O Kolibri, a segunda geração de sua plataforma, é um ecossistema de produtos projetados para aprendizado com dispositivos não conectados à internet. Ele organiza e adapta quase 200 mil recursos abertos para atender a objetivos de aprendizado específicos. Ela funciona em muitos dispositivos e sistemas, utilizando hardware de baixo custo e pode ser baixada por usuários offline diretamente do site da Learning Equality. Como alternativa, as organizações podem distribuir conteúdo por meio de pen drives, dispositivos pré-carregados ou sincronização ponto a ponto.
Nos últimos dez anos, as ferramentas da Learning Equality ajudaram mais de 10 milhões de alunos em mais de 220 países e territórios a alcançarem seus objetivos educacionais. Uma dessas estudantes é Mudiyatu, de Camarões. Sendo a primeira em sua comunidade a passar no exame da International Baccalaureate (IB), qualificação educacional reconhecida internacionalmente, Mudiyatu queria estudar enfermagem, mas não tinha uma formação científica sólida. O Kolibri deu a ela acesso ao conteúdo de ciências e matemática da Khan Academy em francês, ajudando-a a passar no teste da escola de enfermagem. “Havia tópicos no exame que eu só consegui responder por causa do que estudei no Kolibri.”
Agora, a Learning Equality está explorando como a IA pode acelerar o alinhamento curricular e o desenvolvimento de aulas. Atualmente, com sua ferramenta curricular online, o Kolibri Studio, os usuários fazem upload de seus próprios materiais e combinam-nos com outros recursos da Biblioteca Kolibri. Eles podem optar por alinhar o resultado às suas necessidades educacionais específicas e aos padrões curriculares de seus países.
Em colaboração com o Alto Comissariado das Nações Unidas para os Refugiados, a Learning Equality está desenvolvendo uma ferramenta de alinhamento curricular semiautomatizada que utiliza IA generativa para tornar esse processo menos demorado. No início deste ano, sua IA alinhou automaticamente 12 mil recursos de aprendizado a mais de 2.000 objetivos de aprendizado distintos para estudantes em Uganda, um processo, que segundo suas estimativas, teria levado meses de trabalho e custado centenas de milhares dólares. Com a IA, levou apenas alguns dias e algumas centenas de dólares em créditos de interface de programação de aplicativos, além do custo com especialistas pagos para revisar o conteúdo. Esses materiais já estão sendo usados por professores ugandenses e jovens em comunidades sem conexão à internet.

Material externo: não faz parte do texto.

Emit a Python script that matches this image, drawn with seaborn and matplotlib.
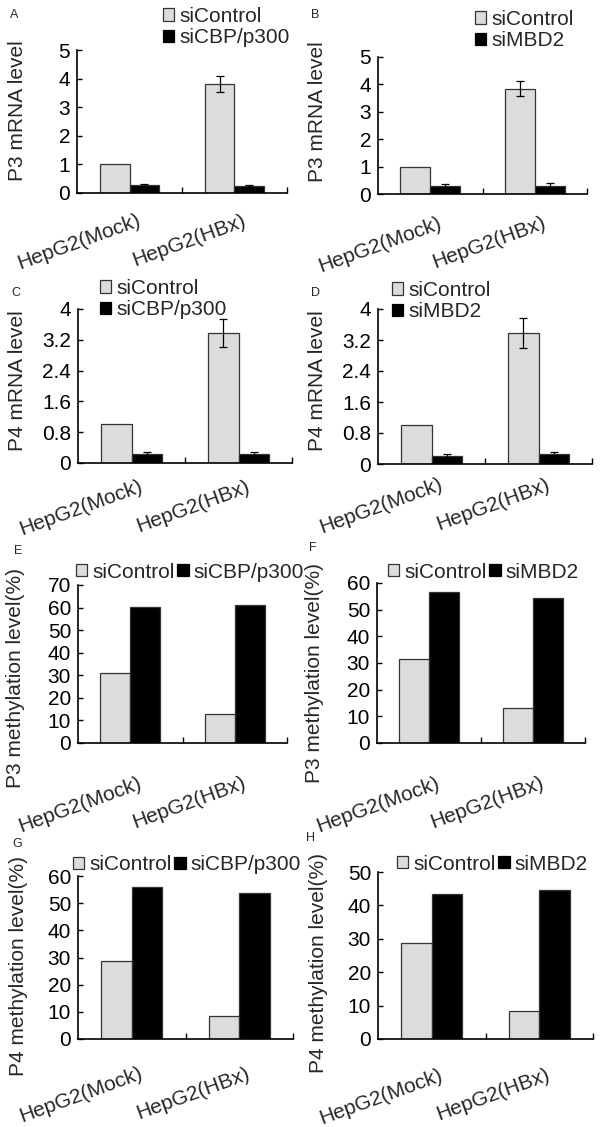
import matplotlib
matplotlib.use('Agg')
import matplotlib.pyplot as plt
from matplotlib.patches import Patch
from matplotlib.transforms import ScaledTranslation
import pandas as pd
import seaborn as sns

sns.set_style('ticks')
plt.rcParams['font.family'] = ['Liberation Sans', 'DejaVu Sans']

# data
cells = ['HepG2(Mock)', 'HepG2(HBx)']
ctrl_name = 'siControl'

a_ctrl = [1.0, 3.82]
a_ctrl_err = [0.0, 0.28]
a_kd = [0.28, 0.24]
a_kd_err = [0.03, 0.03]

b_ctrl = [1.0, 3.84]
b_ctrl_err = [0.0, 0.28]
b_kd = [0.28, 0.28]
b_kd_err = [0.08, 0.11]

c_ctrl = [1.0, 3.37]
c_ctrl_err = [0.0, 0.37]
c_kd = [0.23, 0.23]
c_kd_err = [0.06, 0.05]

d_ctrl = [1.0, 3.38]
d_ctrl_err = [0.0, 0.38]
d_kd = [0.2, 0.25]
d_kd_err = [0.05, 0.06]

e_ctrl = [31.0, 13.0]
e_kd = [60.2, 61.3]
f_ctrl = [31.4, 13.2]
f_kd = [56.6, 54.2]
g_ctrl = [28.6, 8.4]
g_kd = [55.9, 53.9]
h_ctrl = [28.6, 8.3]
h_kd = [43.5, 44.5]
no_err = [0.0, 0.0]

mrna_ticks_p3 = [0, 1, 2, 3, 4, 5]
mrna_labels_p3 = ['0', '1', '2', '3', '4', '5']
mrna_ticks_p4 = [0, 0.8, 1.6, 2.4, 3.2, 4.0]
mrna_labels_p4 = ['0', '0.8', '1.6', '2.4', '3.2', '4']
meth_ticks_70 = [0, 10, 20, 30, 40, 50, 60, 70]
meth_ticks_60 = [0, 10, 20, 30, 40, 50, 60]
meth_ticks_50 = [0, 10, 20, 30, 40, 50]

panels = [
    ('A', 'P3 mRNA level', 'siCBP/p300', a_ctrl, a_ctrl_err, a_kd, a_kd_err, mrna_ticks_p3, mrna_labels_p3),
    ('B', 'P3 mRNA level', 'siMBD2', b_ctrl, b_ctrl_err, b_kd, b_kd_err, mrna_ticks_p3, mrna_labels_p3),
    ('C', 'P4 mRNA level', 'siCBP/p300', c_ctrl, c_ctrl_err, c_kd, c_kd_err, mrna_ticks_p4, mrna_labels_p4),
    ('D', 'P4 mRNA level', 'siMBD2', d_ctrl, d_ctrl_err, d_kd, d_kd_err, mrna_ticks_p4, mrna_labels_p4),
    ('E', 'P3 methylation level(%)', 'siCBP/p300', e_ctrl, no_err, e_kd, no_err, meth_ticks_70, [str(t) for t in meth_ticks_70]),
    ('F', 'P3 methylation level(%)', 'siMBD2', f_ctrl, no_err, f_kd, no_err, meth_ticks_60, [str(t) for t in meth_ticks_60]),
    ('G', 'P4 methylation level(%)', 'siCBP/p300', g_ctrl, no_err, g_kd, no_err, meth_ticks_60, [str(t) for t in meth_ticks_60]),
    ('H', 'P4 methylation level(%)', 'siMBD2', h_ctrl, no_err, h_kd, no_err, meth_ticks_50, [str(t) for t in meth_ticks_50]),
]

# layout in pixels: axes box (left, right, top, bottom), legend anchor, legend columns,
# ylabel anchor, panel letter, x label pad
W, H = 600, 1127
layout = [
    dict(box=(77, 287, 50, 193), leg=(163, 27), ncol=1, ylab=(27, 111), let=(14, 15), pad=13),
    dict(box=(378, 587, 57, 194), leg=(475, 30), ncol=1, ylab=(327, 112), let=(315, 15), pad=14),
    dict(box=(78, 292, 309, 463), leg=(100, 299), ncol=1, ylab=(27, 381), let=(16, 293), pad=10),
    dict(box=(378, 592, 309, 464), leg=(392, 301), ncol=1, ylab=(327, 381), let=(315, 293), pad=8),
    dict(box=(78, 287, 585, 743), leg=(76, 572), ncol=2, ylab=(25, 678), let=(18, 551), pad=22),
    dict(box=(377, 585, 583, 743), leg=(388, 572), ncol=2, ylab=(324, 673), let=(313, 548), pad=22),
    dict(box=(78, 293, 876, 1039), leg=(73, 865), ncol=2, ylab=(28, 966), let=(17, 844), pad=18),
    dict(box=(378, 593, 872, 1039), leg=(397, 864), ncol=2, ylab=(328, 963), let=(310, 838), pad=19),
]

light = '#dcdcdc'
fig = plt.figure(figsize=(W / 100, H / 100), dpi=100)

for (letter, ylabel, kd_name, ctrl, ctrl_err, kd, kd_err, ticks, tlabels), lay in zip(panels, layout):
    l, r, t, b = lay['box']
    ax = fig.add_axes([l / W, 1 - b / H, (r - l) / W, (b - t) / H])

    df = pd.DataFrame({
        'cell': cells * 2,
        'group': [ctrl_name] * 2 + [kd_name] * 2,
        'value': ctrl + kd,
    })
    sns.barplot(data=df, x='cell', y='value', hue='group', hue_order=[ctrl_name, kd_name],
                palette=[light, 'black'], width=0.57, edgecolor='#333333', linewidth=0.9,
                errorbar=None, legend=False, ax=ax)

    for cont, vals, errs in zip(ax.containers, [ctrl, kd], [ctrl_err, kd_err]):
        xs = [bar.get_x() + bar.get_width() / 2 for bar in cont]
        keep = [i for i, e in enumerate(errs) if e > 0]
        if keep:
            ax.errorbar([xs[i] for i in keep], [vals[i] for i in keep], yerr=[errs[i] for i in keep],
                        fmt='none', ecolor='black', elinewidth=0.9, capsize=3.2, capthick=0.9, zorder=5)

    ax.set_xlim(-0.5, 1.5)
    ax.set_ylim(0, ticks[-1])
    ax.set_yticks(ticks)
    ax.set_yticklabels(tlabels)
    ax.set_xticks([0.5, 1.5], minor=True)
    ax.set_xlabel('')
    ax.set_ylabel(ylabel, fontsize=15)
    ax.yaxis.set_label_coords(lay['ylab'][0] / W, 1 - lay['ylab'][1] / H, transform=fig.transFigure)

    sns.despine(ax=ax)
    for s in ['left', 'bottom']:
        ax.spines[s].set_linewidth(1.2)
        ax.spines[s].set_color('black')
    ax.tick_params(axis='y', direction='in', length=3.5, width=1, pad=5, labelsize=15, colors='black')
    ax.tick_params(axis='x', which='major', length=0, pad=lay['pad'], labelsize=15)
    ax.tick_params(axis='x', which='minor', direction='in', length=4.5, width=1, color='black')

    shift = ScaledTranslation(0.07, 0, fig.dpi_scale_trans)
    for lbl in ax.get_xticklabels():
        lbl.set_rotation(20)
        lbl.set_ha('right')
        lbl.set_va('top')
        lbl.set_rotation_mode('anchor')
        lbl.set_transform(lbl.get_transform() + shift)

    handles = [Patch(facecolor=light, edgecolor='#333333', linewidth=0.9, label=ctrl_name),
               Patch(facecolor='black', edgecolor='black', linewidth=0.9, label=kd_name)]
    lx, ly = lay['leg']
    ax.legend(handles=handles, loc='center left', bbox_to_anchor=(lx / W, 1 - ly / H),
              bbox_transform=fig.transFigure, ncol=lay['ncol'], frameon=False, fontsize=15,
              borderpad=0, borderaxespad=0, handlelength=0.55, handleheight=0.55,
              handletextpad=0.25, labelspacing=0.12, columnspacing=0.1)

    fig.text(lay['let'][0] / W, 1 - lay['let'][1] / H, letter, fontsize=9, ha='center', va='center')

fig.savefig('out.png', dpi=100)
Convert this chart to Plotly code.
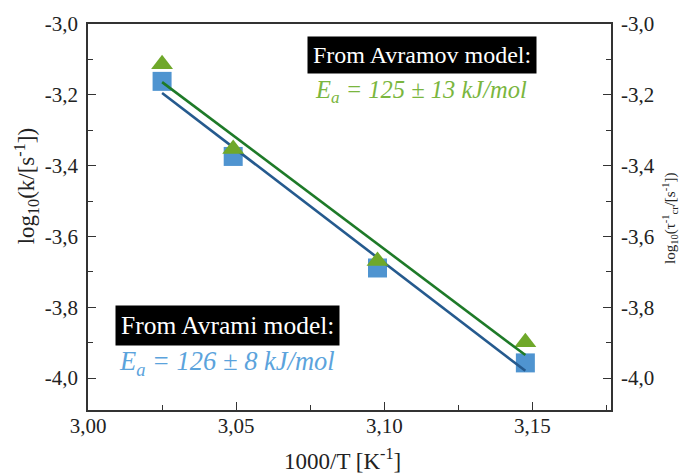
import numpy as np
import plotly.graph_objects as go

# Inverse temperature, 1000/T [1/K]
inv_T = [3.025, 3.049, 3.0977, 3.1476]
# log10 of the Avrami rate constant k [1/s]
log_k_avrami = [-3.162, -3.374, -3.689, -3.957]
# log10 of the inverse critical time from the Avramov model [1/s]
log_tau_avramov = [-3.114, -3.353, -3.669, -3.899]

y_ticks = [-3.0, -3.2, -3.4, -3.6, -3.8, -4.0]
y_tick_text = ["-3,0", "-3,2", "-3,4", "-3,6", "-3,8", "-4,0"]
x_ticks = [3.00, 3.05, 3.10, 3.15]
x_tick_text = ["3,00", "3,05", "3,10", "3,15"]

SERIF = "'Liberation Serif', 'Times New Roman', 'DejaVu Serif', serif"
BLUE_PT = "#4f94d0"
GREEN_PT = "#6fa82a"
BLUE_LN = "#255a8e"
GREEN_LN = "#1e7a28"

# Linear Arrhenius fits
x_arr = np.array(inv_T)
fit_x = np.array([x_arr.min(), x_arr.max()])
p_blue = np.polyfit(x_arr, log_k_avrami, 1)
p_green = np.polyfit(x_arr, log_tau_avramov, 1)

fig = go.Figure()
fig.add_trace(go.Scatter(
    x=inv_T, y=log_k_avrami, mode="markers", yaxis="y",
    marker=dict(symbol="square", size=19, color=BLUE_PT, line=dict(width=0)),
    showlegend=False))
fig.add_trace(go.Scatter(
    x=fit_x, y=np.polyval(p_blue, fit_x), mode="lines", yaxis="y",
    line=dict(color=BLUE_LN, width=2.6), showlegend=False))
fig.add_trace(go.Scatter(
    x=inv_T, y=log_tau_avramov, mode="markers", yaxis="y2",
    marker=dict(symbol="triangle-up", size=19, color=GREEN_PT, line=dict(width=0)),
    showlegend=False))
fig.add_trace(go.Scatter(
    x=fit_x, y=np.polyval(p_green, fit_x), mode="lines", yaxis="y2",
    line=dict(color=GREEN_LN, width=2.6), showlegend=False))

y_range = [-4.09, -3.0]
axis_font = dict(family=SERIF, size=21, color="#222")
common_y = dict(
    range=y_range, tickvals=y_ticks, ticktext=y_tick_text,
    ticks="inside", ticklen=8, tickwidth=1.3, tickcolor="#333",
    showline=True, linecolor="#333", linewidth=1.6,
    showgrid=False, zeroline=False, tickfont=axis_font,
    minor=dict(ticks="inside", ticklen=5, tickwidth=1.2, tickcolor="#333",
               dtick=0.1, tick0=-3.0, showgrid=False),
    ticklabelstandoff=4,
)

fig.update_layout(
    width=684, height=473,
    margin=dict(l=88, r=73, t=20, b=63),
    paper_bgcolor="white", plot_bgcolor="white",
    font=dict(family=SERIF, color="#222"),
    xaxis=dict(
        range=[3.0, 3.1765], tickvals=x_ticks, ticktext=x_tick_text,
        ticks="inside", ticklen=8, tickwidth=1.3, tickcolor="#333",
        showline=True, linecolor="#333", linewidth=1.6, mirror=True,
        showgrid=False, zeroline=False, tickfont=axis_font,
        minor=dict(ticks="inside", ticklen=5, tickwidth=1.2, tickcolor="#333",
                   dtick=0.025, tick0=3.0, showgrid=False),
        ticklabelstandoff=-4,
    ),
    yaxis=dict(side="left", **common_y),
    yaxis2=dict(side="right", overlaying="y", anchor="x", **common_y),
)

def px_x(px):
    return (px - 88) / 523

def px_y(py):
    return (410 - py) / 390

annotations = [
    dict(text="From Avramov model:", x=px_x(421.5), y=px_y(51),
         font=dict(family=SERIF, size=24, color="white"),
         bgcolor="black", borderpad=5),
    dict(text="<i>E<sub>a</sub> = 125 ± 13 kJ/mol</i>", x=px_x(421), y=px_y(88),
         font=dict(family=SERIF, size=24.5, color="#7ab63e")),
    dict(text="From Avrami model:", x=px_x(227.5), y=px_y(325),
         font=dict(family=SERIF, size=25.5, color="white"),
         bgcolor="black", borderpad=5),
    dict(text="<i>E<sub>a</sub> = 126 ± 8 kJ/mol</i>", x=px_x(227), y=px_y(363),
         font=dict(family=SERIF, size=26.5, color="#5ba3dc")),
    dict(text="1000/T [K<sup>-1</sup>]", x=px_x(342), y=px_y(460),
         font=dict(family=SERIF, size=23, color="#222")),
    dict(text="log<sub>10</sub>(k/[s<sup>-1</sup>])", x=px_x(26), y=px_y(184),
         textangle=-90, font=dict(family=SERIF, size=23, color="#222")),
    dict(text="log<sub>10</sub>(τ<sup>-1</sup><sub>cr</sub>/[s<sup>-1</sup>])",
         x=px_x(670), y=px_y(217),
         textangle=-90, font=dict(family=SERIF, size=15, color="#222")),
]
for a in annotations:
    a.update(xref="paper", yref="paper", showarrow=False,
             xanchor="center", yanchor="middle")
fig.update_layout(annotations=annotations)

fig.write_html("out.html")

Na visão de Alexandre, a equidade precisa se tornar um foco central para empreendedores de edtech, de modo que a tecnologia possa servir para reduzir, e não para agravar, as divisões existentes. “É fácil cair em um padrão que atenda às necessidades daqueles que nossas soluções conseguem alcançar mais facilmente. Mas um verdadeiro foco na equidade significa encontrar maneiras de ouvir e apoiar as necessidades daqueles que, de fato, são mais difíceis de alcançar”, diz Alexandre. “Esse foco é algo que torna esse trabalho tão desafiador, mas também tão importante.”
Sob a análise da Fast Forward sobre APNs, a Learning Equality é um exemplo de como usar a IA para organizar, alinhando um grande volume de dados e garantindo que informações relevantes sejam facilmente acessíveis.